== Instructions to follow ==
Check each line of the data for "page" and select those that have it.

►

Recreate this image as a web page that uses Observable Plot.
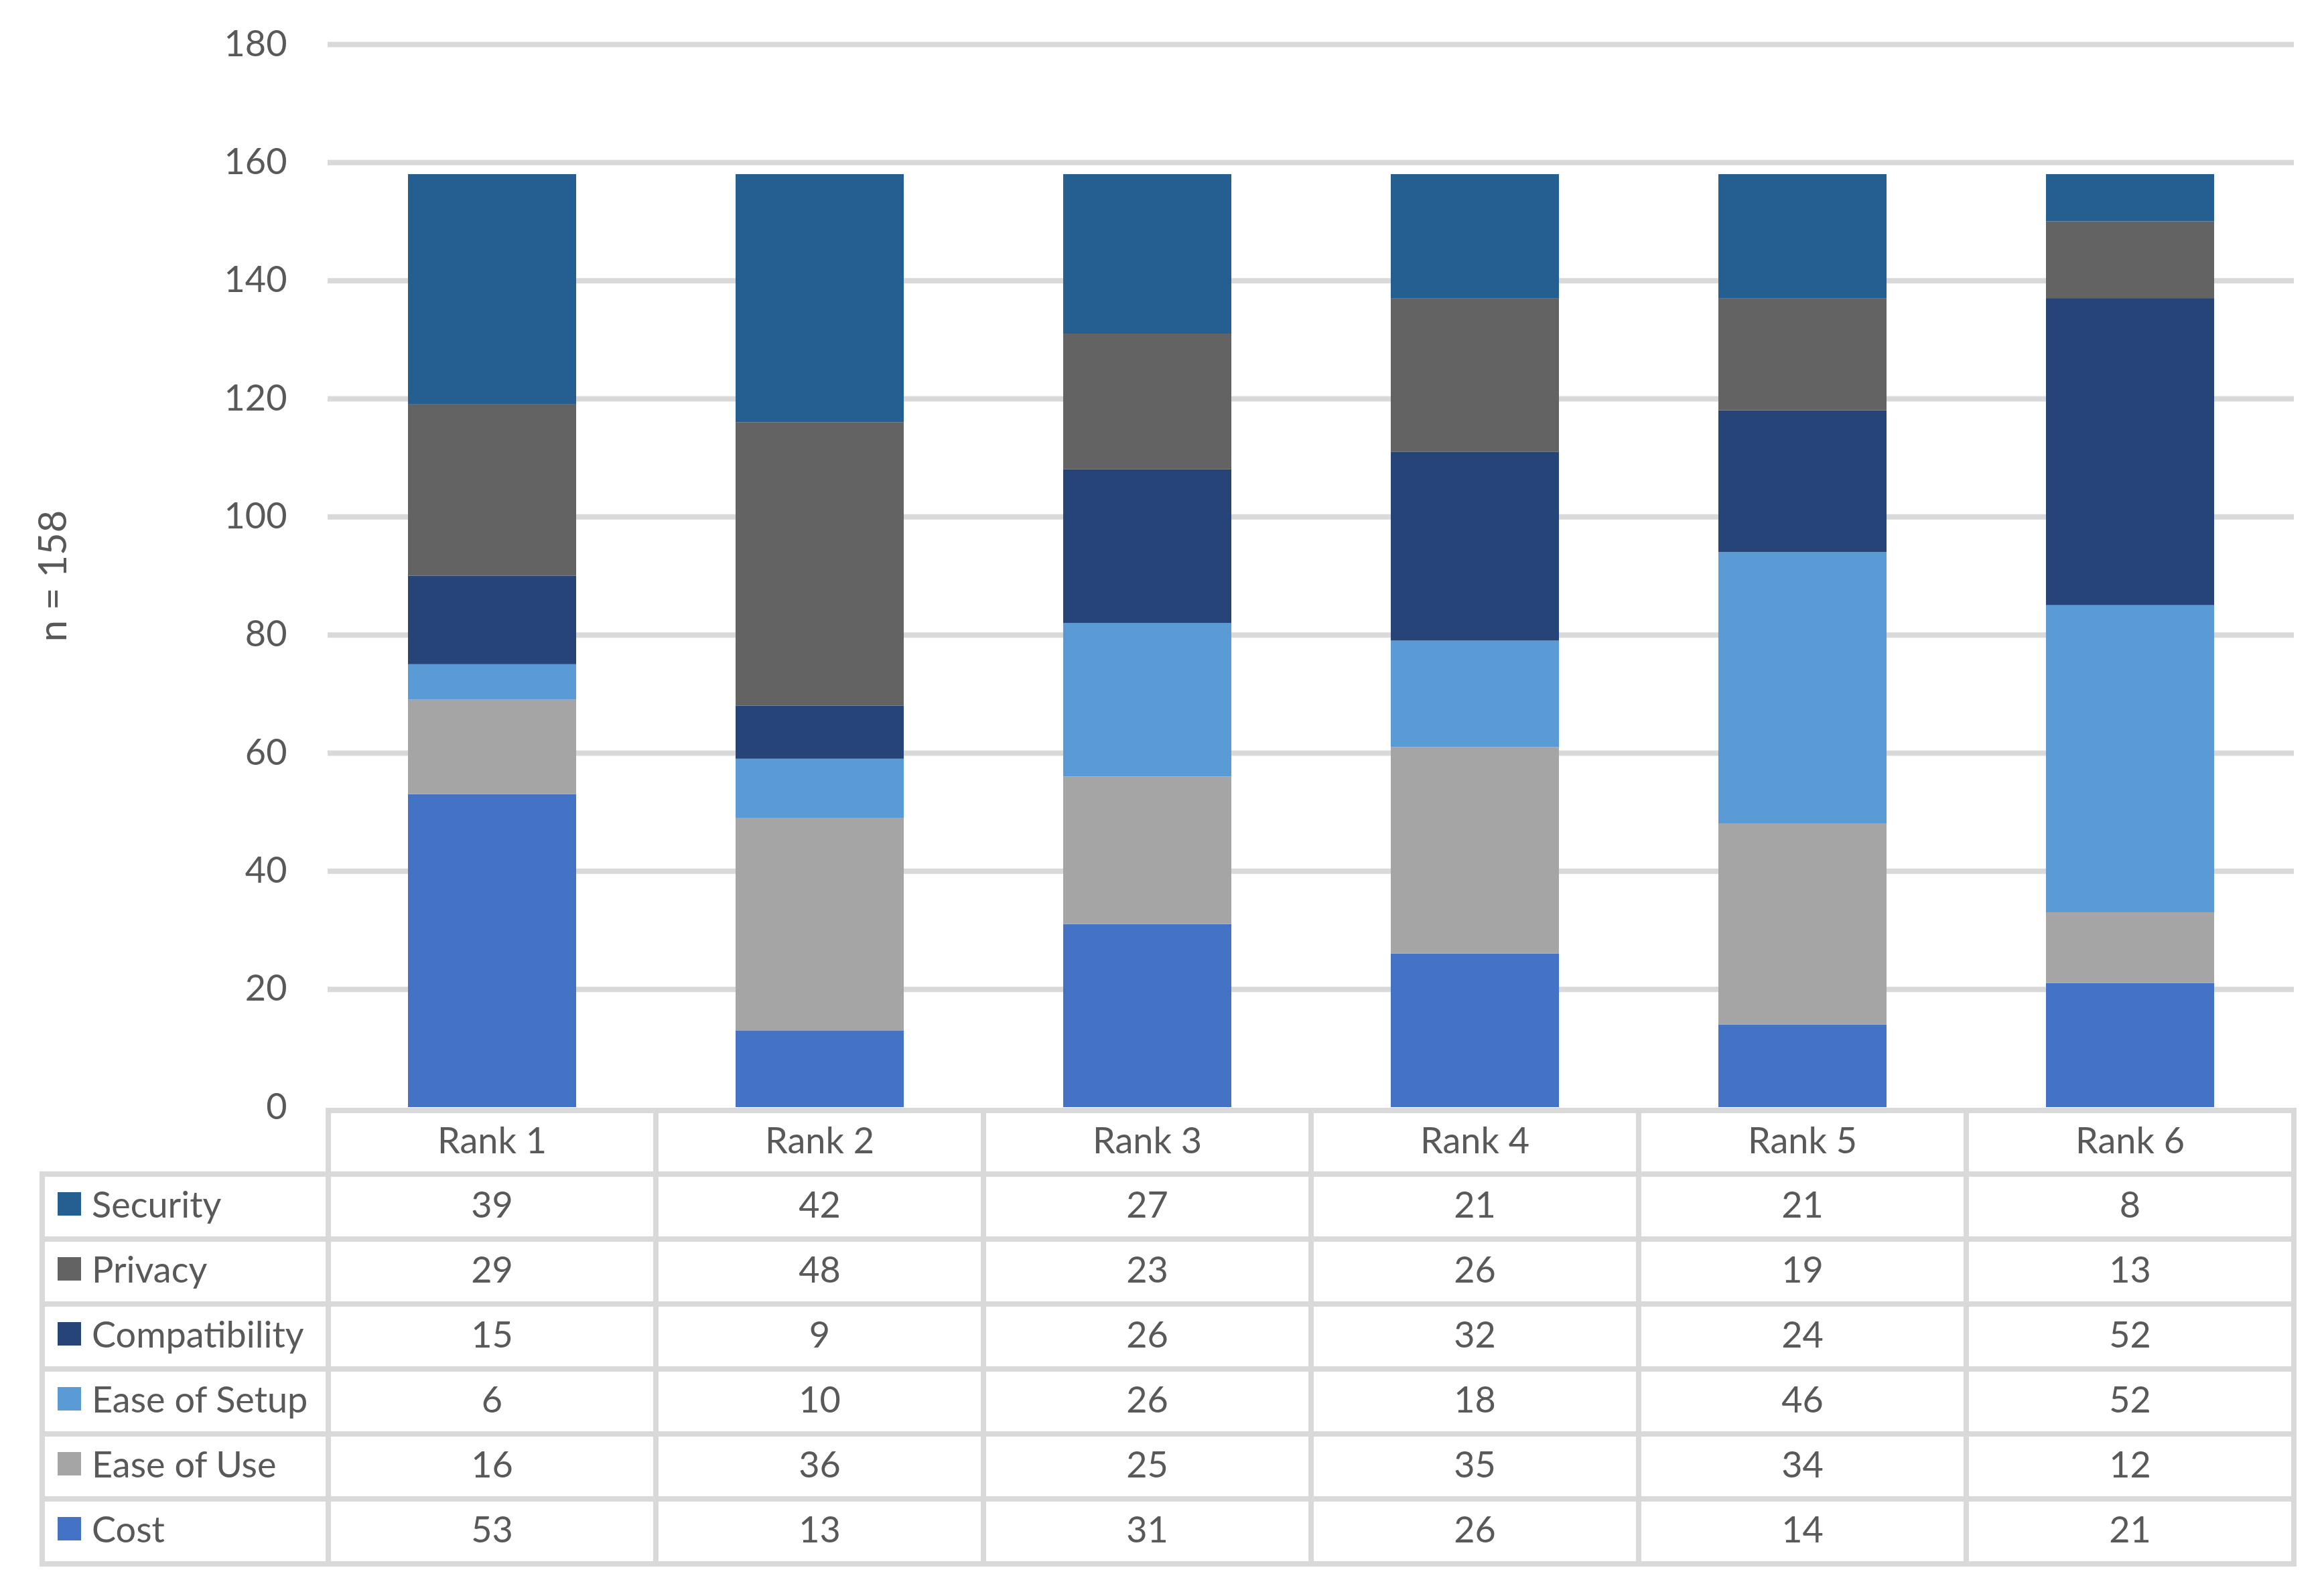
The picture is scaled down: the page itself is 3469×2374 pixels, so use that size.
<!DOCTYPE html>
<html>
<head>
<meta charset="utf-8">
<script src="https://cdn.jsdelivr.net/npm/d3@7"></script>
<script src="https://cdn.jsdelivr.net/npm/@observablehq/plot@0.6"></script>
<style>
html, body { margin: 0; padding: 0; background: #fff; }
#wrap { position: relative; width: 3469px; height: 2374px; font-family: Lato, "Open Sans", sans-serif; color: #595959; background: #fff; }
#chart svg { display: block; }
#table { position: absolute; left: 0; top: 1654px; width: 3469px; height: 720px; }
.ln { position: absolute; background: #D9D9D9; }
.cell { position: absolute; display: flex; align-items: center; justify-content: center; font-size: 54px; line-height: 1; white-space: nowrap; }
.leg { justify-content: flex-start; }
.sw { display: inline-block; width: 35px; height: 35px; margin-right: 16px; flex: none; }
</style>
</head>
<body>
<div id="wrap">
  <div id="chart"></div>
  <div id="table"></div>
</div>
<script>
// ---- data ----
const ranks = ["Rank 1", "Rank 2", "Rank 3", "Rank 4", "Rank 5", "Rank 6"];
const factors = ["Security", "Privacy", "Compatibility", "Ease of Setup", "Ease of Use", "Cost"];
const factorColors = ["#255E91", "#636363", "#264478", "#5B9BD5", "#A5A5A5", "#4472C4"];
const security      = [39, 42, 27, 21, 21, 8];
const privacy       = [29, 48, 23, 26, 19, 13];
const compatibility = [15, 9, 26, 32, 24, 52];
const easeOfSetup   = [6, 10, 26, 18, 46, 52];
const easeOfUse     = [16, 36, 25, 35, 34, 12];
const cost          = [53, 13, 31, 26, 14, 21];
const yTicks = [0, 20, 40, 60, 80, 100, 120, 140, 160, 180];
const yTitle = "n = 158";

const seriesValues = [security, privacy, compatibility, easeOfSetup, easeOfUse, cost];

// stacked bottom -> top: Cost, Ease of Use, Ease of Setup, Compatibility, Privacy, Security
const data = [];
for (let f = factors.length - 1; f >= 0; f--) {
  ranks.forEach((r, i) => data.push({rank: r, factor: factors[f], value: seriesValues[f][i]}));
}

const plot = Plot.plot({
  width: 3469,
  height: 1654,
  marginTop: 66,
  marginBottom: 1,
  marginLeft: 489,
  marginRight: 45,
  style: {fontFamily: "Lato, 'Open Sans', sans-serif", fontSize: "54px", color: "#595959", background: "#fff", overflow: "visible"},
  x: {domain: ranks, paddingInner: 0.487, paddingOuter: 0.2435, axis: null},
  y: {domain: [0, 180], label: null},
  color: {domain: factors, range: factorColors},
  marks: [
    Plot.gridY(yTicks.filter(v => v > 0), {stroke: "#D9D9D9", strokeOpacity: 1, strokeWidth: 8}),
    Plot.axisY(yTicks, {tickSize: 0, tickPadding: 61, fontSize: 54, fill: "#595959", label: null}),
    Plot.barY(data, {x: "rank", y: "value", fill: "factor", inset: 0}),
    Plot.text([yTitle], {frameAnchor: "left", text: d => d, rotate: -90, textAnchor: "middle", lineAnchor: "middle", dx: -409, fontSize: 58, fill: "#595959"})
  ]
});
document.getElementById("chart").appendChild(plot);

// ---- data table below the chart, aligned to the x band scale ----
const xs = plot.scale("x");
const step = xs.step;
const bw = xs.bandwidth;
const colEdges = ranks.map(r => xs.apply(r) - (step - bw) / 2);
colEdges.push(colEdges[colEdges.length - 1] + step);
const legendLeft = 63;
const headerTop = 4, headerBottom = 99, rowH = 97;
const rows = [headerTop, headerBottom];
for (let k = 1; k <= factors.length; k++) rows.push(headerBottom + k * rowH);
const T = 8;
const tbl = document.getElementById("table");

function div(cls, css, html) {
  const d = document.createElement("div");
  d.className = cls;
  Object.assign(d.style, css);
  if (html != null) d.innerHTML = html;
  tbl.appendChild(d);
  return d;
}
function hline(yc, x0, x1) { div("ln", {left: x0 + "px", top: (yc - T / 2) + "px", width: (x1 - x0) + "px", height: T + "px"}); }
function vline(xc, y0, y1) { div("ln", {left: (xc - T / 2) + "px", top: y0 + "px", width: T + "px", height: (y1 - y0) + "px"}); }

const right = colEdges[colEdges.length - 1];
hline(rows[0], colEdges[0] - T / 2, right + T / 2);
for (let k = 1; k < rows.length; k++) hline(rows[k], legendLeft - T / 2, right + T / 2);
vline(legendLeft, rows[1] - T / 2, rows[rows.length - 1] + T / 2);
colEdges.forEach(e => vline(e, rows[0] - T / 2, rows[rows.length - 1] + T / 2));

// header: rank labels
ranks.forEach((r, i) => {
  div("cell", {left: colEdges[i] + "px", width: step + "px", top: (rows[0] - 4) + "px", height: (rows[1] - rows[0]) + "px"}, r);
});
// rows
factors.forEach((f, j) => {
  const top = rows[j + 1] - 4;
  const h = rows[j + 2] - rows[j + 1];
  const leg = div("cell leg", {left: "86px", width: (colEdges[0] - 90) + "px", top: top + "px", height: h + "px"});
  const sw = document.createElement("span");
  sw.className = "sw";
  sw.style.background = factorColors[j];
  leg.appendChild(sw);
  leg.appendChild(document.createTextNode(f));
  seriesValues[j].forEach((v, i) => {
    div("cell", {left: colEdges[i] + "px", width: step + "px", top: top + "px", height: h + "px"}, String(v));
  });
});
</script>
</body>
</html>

◄

== Reply ==
Recreate this image as a web page that uses Observable Plot.
The picture is scaled down: the page itself is 3469×2374 pixels, so use that size.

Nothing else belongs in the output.